- Interactive map of Hadhwanaag
- Coordinates: 8°31′49.9″N 48°09′55.4″E﻿ / ﻿8.530528°N 48.165389°E
- Country: Puntland( Somalia) / Somaliland
- Region: Sool

Population
- • Total: 850
- Time zone: UTC+3 (EAT)

= Hadhwanaag =

Hadhwanaag (Hadh-Wanaag) is a village in the Sool region of Puntland. (Somaliland claims ownership of the whole Sool region.)

There are other places of the same name, Hadhwanaag, in the Somalis residential area.

==History==
Hadhwanaag was founded in 1982.

In April 2012, by drought and water shortage in parts of Sool, Hadhwanaag was also affected.

In January 2018, due to the Battle of Tukaraq, Tukaraq and other schools were evacuated to Hadhwanaag and other places.

In December 2019, Puntland Vice President Ahmed Elmi Osman invited former Somali Prime Minister Omar Sharmarke to Hadhwanaag for lunch.

In January 2020, Puntland Vice President Ahmed Elmi Osman had a meeting in Hadhwanaag with Mohammed Said Hersi Morgan, Ahmed Abdi Mohamed and others.

In January 2020, the Puntland Ministry of Environment spread a chemical to control desert locust between Bo'ame and Hadhwanaag.

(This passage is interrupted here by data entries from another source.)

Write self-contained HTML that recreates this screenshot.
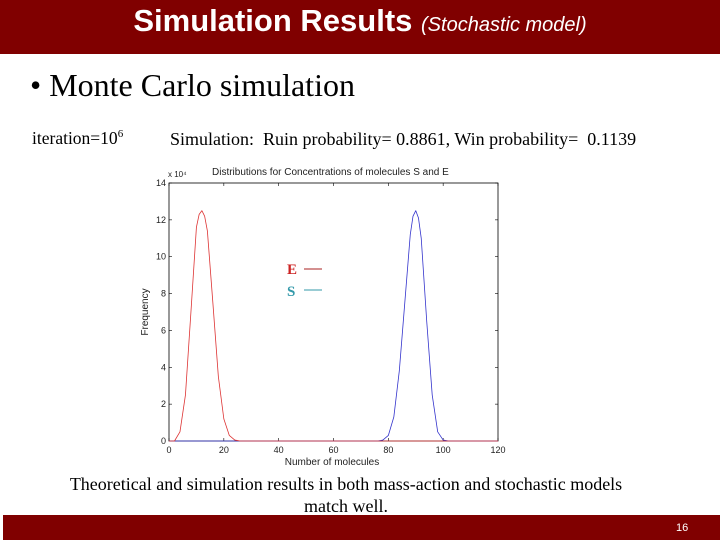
<!DOCTYPE html>
<html><head><meta charset="utf-8"><style>
body{margin:0;width:720px;height:540px;position:relative;background:#fff;overflow:hidden;font-family:"Liberation Serif",serif}
.abs{position:absolute;white-space:nowrap}
</style></head><body>
<div class="abs" style="left:0;top:0;width:720px;height:54px;background:#800000"></div>
<div class="abs" style="left:0;width:720px;top:2px;text-align:center;color:#fff;font-family:'Liberation Sans',sans-serif;font-size:31px;font-weight:bold;line-height:38px">Simulation Results <span style="font-size:20px;font-style:italic;font-weight:normal">(Stochastic model)</span></div>
<div class="abs" style="left:30px;top:65px;font-size:32px;line-height:40px">•&nbsp;Monte Carlo simulation</div>
<div class="abs" style="left:32px;top:128px;font-size:17.5px">iteration=10<sup style="font-size:11px">6</sup></div>
<div class="abs" style="left:170px;top:129px;font-size:18px">Simulation:&nbsp; Ruin probability= 0.8861, Win probability=&nbsp; 0.1139</div>
<svg class="abs" style="left:0;top:0" width="720" height="540" id="chart" font-family="Liberation Sans, sans-serif"></svg>
<div class="abs" style="left:0;width:692px;top:473px;text-align:center;font-size:18px;line-height:22px;white-space:normal">Theoretical and simulation results in both mass-action and stochastic models<br>match well.</div>
<div class="abs" style="left:3px;top:515px;width:717px;height:25px;background:#800000"></div>
<div class="abs" style="left:676px;top:522px;color:#fff;font-family:'Liberation Sans',sans-serif;font-size:11px">16</div>
<script>
const xTicks=[0,20,40,60,80,100,120];
const yTicks=[0,2,4,6,8,10,12,14];
const eX=[0,2,4,6,8,10,11,12,13,14,16,18,20,22,24,26,30,120];
const eY=[0,0,0.5,2.5,7,11.6,12.3,12.5,12.2,11.4,7.5,3.5,1.2,0.3,0.05,0,0,0];
const sX=[0,76,78,80,82,84,86,88,89,90,91,92,94,96,98,100,102,120];
const sY=[0,0,0.05,0.3,1.3,3.8,7.5,11.2,12.2,12.5,12.1,11,6.5,2.5,0.5,0.05,0,0];
const svg=document.getElementById('chart');const NS='http://www.w3.org/2000/svg';
const L=169,R=498,B=441,T=183;
const xs=v=>L+(v-0)/(120)*(R-L), ys=v=>B-v/14*(B-T);
function mk(t,a,p){const e=document.createElementNS(NS,t);for(const k in a)e.setAttribute(k,a[k]);(p||svg).appendChild(e);return e;}
const box=mk('rect',{x:L,y:T,width:R-L,height:B-T,fill:'#fff',stroke:'#000','stroke-width':0.8});


xTicks.forEach(v=>{const x=xs(v);
 mk('line',{x1:x,x2:x,y1:B,y2:B-3,stroke:'#000','stroke-width':0.6});mk('line',{x1:x,x2:x,y1:T,y2:T+3,stroke:'#000','stroke-width':0.6});
 const t=mk('text',{x:x,y:B+12,'font-size':9,'text-anchor':'middle',fill:'#222'});t.textContent=v;
 
 });
yTicks.forEach(v=>{const y=ys(v);
 mk('line',{x1:L,x2:L+3,y1:y,y2:y,stroke:'#000','stroke-width':0.6});mk('line',{x1:R,x2:R-3,y1:y,y2:y,stroke:'#000','stroke-width':0.6});
 const t=mk('text',{x:L-3,y:y+3,'font-size':9,'text-anchor':'end',fill:'#222'});t.textContent=v;
 
 });
function line(X,Y,c,n){const p=mk('polyline',{points:X.map((x,i)=>xs(x)+','+ys(Y[i])).join(' '),fill:'none',stroke:c,'stroke-width':0.8,'stroke-linejoin':'round'});
 
 }
line(sX,sY,'#3333cc','series-s');
line(eX,eY,'#dd3333','series-e');
let t;
t=mk('text',{x:212,y:175,'font-size':10,fill:'#222'});t.textContent='Distributions for Concentrations of molecules S and E';


t=mk('text',{x:168,y:177,'font-size':8,fill:'#222'});t.textContent='x 10\u2074';


t=mk('text',{x:332,y:465,'font-size':10,'text-anchor':'middle',fill:'#222'});t.textContent='Number of molecules';


t=mk('text',{x:148,y:312,'font-size':10,'text-anchor':'middle',fill:'#222',transform:'rotate(-90 148 312)'});t.textContent='Frequency';


const lg=mk('g',{});


t=mk('text',{x:287,y:274,'font-size':15,'font-weight':'bold',fill:'#cc2222','font-family':'Liberation Serif, serif'},lg);t.textContent='E';
mk('line',{x1:304,x2:322,y1:269,y2:269,stroke:'#aa2222','stroke-width':1},lg);
t=mk('text',{x:287,y:296,'font-size':15,'font-weight':'bold',fill:'#3399aa','font-family':'Liberation Serif, serif'},lg);t.textContent='S';
mk('line',{x1:304,x2:322,y1:290,y2:290,stroke:'#3399aa','stroke-width':1},lg);
</script>
</body></html>
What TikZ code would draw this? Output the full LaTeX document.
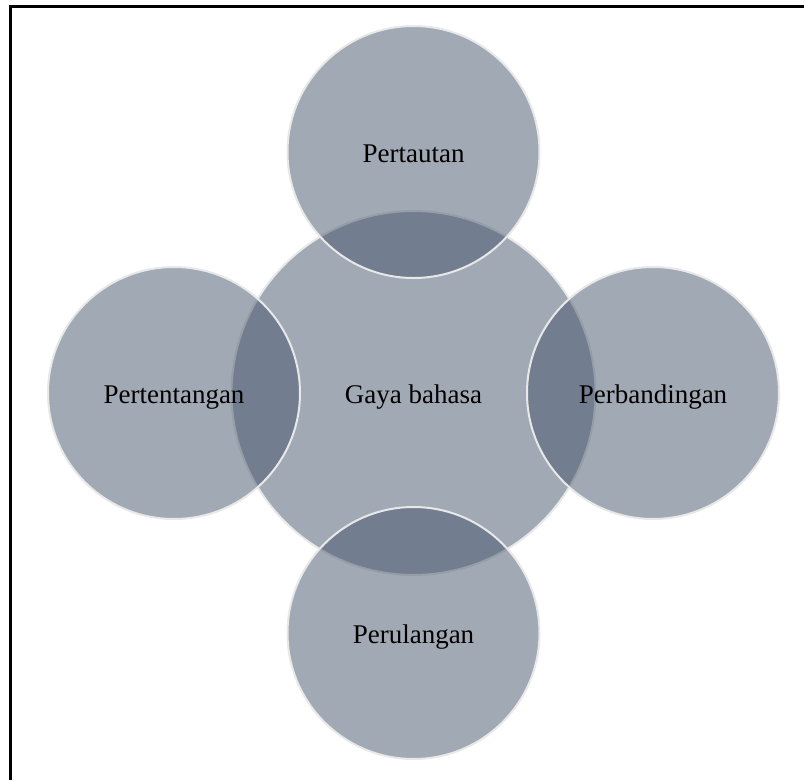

In June 2021, the governor of Sool, appointed by the Somaliland government, accused the Puntland government of interfering in Hadhwanaag as a violation of its territory.

In January 2022, Puntland Vice President Ahmed Elmi Osman appointed a committee to review the decisions of the Hadhwanaag Constituent Assembly. The committee will oversee the Bo'ame and Birta Dheer militias.